TASK BRIEF - Collect every line of the records below that contains the word "this".

# DATA SECTION start

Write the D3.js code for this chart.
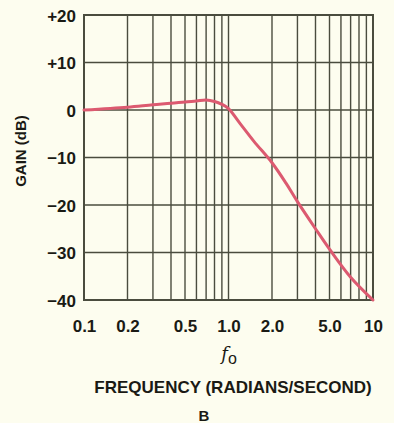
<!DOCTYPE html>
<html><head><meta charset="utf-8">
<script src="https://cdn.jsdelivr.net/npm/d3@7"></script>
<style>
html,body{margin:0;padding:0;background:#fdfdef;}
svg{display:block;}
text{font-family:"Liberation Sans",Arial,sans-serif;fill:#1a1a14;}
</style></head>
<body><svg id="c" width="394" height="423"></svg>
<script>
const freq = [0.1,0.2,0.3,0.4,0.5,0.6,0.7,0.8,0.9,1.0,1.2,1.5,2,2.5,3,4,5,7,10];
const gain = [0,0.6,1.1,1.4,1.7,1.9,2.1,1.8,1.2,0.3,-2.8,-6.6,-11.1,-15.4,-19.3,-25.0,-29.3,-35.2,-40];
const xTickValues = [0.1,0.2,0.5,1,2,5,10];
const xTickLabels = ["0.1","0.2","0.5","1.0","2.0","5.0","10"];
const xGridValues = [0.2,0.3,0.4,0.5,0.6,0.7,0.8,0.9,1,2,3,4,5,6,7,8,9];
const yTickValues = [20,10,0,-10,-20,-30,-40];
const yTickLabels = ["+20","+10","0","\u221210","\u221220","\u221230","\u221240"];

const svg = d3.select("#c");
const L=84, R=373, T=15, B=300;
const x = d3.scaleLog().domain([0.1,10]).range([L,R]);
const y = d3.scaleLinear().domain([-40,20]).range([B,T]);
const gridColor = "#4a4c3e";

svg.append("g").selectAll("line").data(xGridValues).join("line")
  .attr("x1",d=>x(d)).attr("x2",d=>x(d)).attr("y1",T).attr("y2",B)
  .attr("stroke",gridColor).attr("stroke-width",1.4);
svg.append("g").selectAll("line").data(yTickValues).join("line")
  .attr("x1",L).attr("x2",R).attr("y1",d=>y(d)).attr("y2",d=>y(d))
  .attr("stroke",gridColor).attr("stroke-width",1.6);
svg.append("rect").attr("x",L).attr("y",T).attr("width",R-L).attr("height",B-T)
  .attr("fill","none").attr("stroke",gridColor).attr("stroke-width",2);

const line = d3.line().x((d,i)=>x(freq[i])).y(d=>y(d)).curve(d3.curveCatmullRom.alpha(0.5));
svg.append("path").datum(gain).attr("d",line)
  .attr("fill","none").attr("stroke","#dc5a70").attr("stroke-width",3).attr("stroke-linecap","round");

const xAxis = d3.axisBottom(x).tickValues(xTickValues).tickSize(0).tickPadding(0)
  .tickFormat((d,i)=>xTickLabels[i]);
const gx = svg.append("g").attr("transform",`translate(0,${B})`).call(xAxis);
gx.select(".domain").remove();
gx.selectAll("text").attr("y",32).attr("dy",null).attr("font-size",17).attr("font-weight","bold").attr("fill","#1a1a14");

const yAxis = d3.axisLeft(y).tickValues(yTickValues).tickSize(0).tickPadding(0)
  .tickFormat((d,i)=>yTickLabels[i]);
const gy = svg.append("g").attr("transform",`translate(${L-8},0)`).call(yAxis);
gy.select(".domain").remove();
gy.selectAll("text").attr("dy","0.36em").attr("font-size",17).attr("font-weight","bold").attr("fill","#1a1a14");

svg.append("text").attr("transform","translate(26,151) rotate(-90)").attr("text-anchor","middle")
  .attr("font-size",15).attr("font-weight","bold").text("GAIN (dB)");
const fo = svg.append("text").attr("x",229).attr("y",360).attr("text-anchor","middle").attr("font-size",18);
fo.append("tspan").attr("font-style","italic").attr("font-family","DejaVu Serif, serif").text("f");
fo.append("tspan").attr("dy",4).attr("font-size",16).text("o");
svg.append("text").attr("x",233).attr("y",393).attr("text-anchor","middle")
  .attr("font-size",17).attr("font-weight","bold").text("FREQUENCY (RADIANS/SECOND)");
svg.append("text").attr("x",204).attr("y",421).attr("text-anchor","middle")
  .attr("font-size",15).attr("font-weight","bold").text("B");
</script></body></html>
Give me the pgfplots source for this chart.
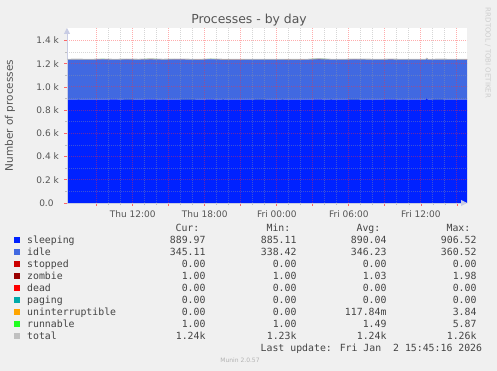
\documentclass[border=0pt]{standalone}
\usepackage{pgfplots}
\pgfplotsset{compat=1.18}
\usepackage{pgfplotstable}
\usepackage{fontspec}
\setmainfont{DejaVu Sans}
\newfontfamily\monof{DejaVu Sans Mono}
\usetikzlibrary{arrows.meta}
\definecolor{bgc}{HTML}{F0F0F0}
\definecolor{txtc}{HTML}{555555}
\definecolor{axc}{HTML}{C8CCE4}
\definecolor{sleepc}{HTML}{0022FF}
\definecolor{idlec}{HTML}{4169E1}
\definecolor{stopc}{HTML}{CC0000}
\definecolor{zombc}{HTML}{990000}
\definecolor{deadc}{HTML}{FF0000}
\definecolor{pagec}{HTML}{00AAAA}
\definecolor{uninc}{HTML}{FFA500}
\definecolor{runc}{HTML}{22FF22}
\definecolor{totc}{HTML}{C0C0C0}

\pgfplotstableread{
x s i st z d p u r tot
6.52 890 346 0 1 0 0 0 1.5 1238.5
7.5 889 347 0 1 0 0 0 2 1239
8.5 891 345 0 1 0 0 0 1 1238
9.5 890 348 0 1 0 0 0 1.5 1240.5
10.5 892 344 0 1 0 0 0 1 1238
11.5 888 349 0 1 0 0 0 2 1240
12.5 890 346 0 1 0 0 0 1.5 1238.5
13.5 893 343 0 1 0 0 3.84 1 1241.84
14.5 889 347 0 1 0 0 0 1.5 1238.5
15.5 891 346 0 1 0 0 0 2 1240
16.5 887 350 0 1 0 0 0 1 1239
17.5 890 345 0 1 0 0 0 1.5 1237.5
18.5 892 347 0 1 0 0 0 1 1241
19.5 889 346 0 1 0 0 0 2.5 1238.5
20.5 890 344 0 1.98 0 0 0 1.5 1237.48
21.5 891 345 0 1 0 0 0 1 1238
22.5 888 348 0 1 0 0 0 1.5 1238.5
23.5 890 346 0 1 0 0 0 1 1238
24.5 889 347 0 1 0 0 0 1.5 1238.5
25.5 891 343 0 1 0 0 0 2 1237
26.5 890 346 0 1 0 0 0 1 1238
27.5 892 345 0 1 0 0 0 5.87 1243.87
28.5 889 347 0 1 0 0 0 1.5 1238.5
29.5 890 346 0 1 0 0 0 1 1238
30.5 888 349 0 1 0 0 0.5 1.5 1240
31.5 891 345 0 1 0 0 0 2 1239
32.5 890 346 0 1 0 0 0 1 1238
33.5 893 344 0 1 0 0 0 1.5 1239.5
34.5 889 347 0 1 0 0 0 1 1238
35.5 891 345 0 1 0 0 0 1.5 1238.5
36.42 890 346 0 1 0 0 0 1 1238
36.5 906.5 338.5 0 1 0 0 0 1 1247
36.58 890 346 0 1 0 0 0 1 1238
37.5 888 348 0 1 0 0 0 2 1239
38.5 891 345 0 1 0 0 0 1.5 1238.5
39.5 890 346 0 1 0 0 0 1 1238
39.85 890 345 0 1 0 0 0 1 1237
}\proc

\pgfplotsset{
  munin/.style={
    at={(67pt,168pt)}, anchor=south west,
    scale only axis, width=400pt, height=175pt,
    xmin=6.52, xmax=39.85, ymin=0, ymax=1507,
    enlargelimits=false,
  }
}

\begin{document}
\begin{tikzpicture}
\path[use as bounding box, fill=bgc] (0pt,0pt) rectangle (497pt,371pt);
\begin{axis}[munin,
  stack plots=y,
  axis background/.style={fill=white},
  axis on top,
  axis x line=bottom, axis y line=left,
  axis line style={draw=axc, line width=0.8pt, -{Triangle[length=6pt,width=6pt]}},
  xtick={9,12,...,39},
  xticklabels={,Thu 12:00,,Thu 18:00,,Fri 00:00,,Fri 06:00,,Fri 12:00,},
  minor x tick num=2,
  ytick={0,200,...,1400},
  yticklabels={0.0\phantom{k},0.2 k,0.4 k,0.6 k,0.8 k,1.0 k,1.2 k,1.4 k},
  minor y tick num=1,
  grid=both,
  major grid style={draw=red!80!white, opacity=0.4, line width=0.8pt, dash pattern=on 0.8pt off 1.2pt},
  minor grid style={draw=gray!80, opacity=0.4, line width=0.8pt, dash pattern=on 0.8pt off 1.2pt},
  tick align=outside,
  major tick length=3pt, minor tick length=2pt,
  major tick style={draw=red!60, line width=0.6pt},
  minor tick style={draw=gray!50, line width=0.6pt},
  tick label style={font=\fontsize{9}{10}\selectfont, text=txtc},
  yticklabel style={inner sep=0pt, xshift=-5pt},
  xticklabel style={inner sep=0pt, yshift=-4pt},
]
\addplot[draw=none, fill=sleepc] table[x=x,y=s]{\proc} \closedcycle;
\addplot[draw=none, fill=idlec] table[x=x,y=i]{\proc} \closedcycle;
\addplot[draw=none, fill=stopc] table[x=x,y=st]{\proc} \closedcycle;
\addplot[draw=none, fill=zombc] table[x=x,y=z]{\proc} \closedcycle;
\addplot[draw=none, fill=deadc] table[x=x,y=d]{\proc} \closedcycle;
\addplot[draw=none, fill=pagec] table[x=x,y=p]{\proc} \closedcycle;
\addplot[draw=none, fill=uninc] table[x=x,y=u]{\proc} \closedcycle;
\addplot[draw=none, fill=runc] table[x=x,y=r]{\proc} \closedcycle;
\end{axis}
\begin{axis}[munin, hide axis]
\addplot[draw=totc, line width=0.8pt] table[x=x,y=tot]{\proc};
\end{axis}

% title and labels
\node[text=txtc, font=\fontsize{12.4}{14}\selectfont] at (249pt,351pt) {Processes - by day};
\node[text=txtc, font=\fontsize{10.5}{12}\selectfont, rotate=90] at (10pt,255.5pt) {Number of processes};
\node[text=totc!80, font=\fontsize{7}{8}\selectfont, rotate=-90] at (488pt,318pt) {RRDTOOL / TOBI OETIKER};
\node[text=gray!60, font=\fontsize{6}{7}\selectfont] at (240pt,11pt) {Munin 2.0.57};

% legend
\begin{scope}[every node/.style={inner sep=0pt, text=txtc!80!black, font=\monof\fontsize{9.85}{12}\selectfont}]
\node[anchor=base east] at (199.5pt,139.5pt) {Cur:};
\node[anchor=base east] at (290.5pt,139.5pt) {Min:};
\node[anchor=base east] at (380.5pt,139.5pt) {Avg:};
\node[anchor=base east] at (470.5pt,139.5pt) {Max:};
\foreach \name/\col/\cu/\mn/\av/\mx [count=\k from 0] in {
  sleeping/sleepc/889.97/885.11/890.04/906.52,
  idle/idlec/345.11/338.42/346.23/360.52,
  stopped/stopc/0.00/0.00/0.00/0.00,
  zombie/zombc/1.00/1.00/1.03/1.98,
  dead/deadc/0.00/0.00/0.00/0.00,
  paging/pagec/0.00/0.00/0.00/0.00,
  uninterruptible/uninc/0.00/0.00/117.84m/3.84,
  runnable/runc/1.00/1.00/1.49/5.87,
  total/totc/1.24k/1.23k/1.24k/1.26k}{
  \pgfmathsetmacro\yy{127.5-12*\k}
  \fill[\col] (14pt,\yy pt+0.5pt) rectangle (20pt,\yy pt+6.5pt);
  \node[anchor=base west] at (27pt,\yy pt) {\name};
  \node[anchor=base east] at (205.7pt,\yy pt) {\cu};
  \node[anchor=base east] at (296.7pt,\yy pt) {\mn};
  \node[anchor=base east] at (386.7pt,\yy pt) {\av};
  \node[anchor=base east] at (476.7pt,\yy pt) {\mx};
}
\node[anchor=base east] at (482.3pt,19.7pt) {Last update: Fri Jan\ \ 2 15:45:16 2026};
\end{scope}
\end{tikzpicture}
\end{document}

# DATA SECTION end

RESULT BELOW -
Write the D3.js code for this chart.
Give me the pgfplots source for this chart.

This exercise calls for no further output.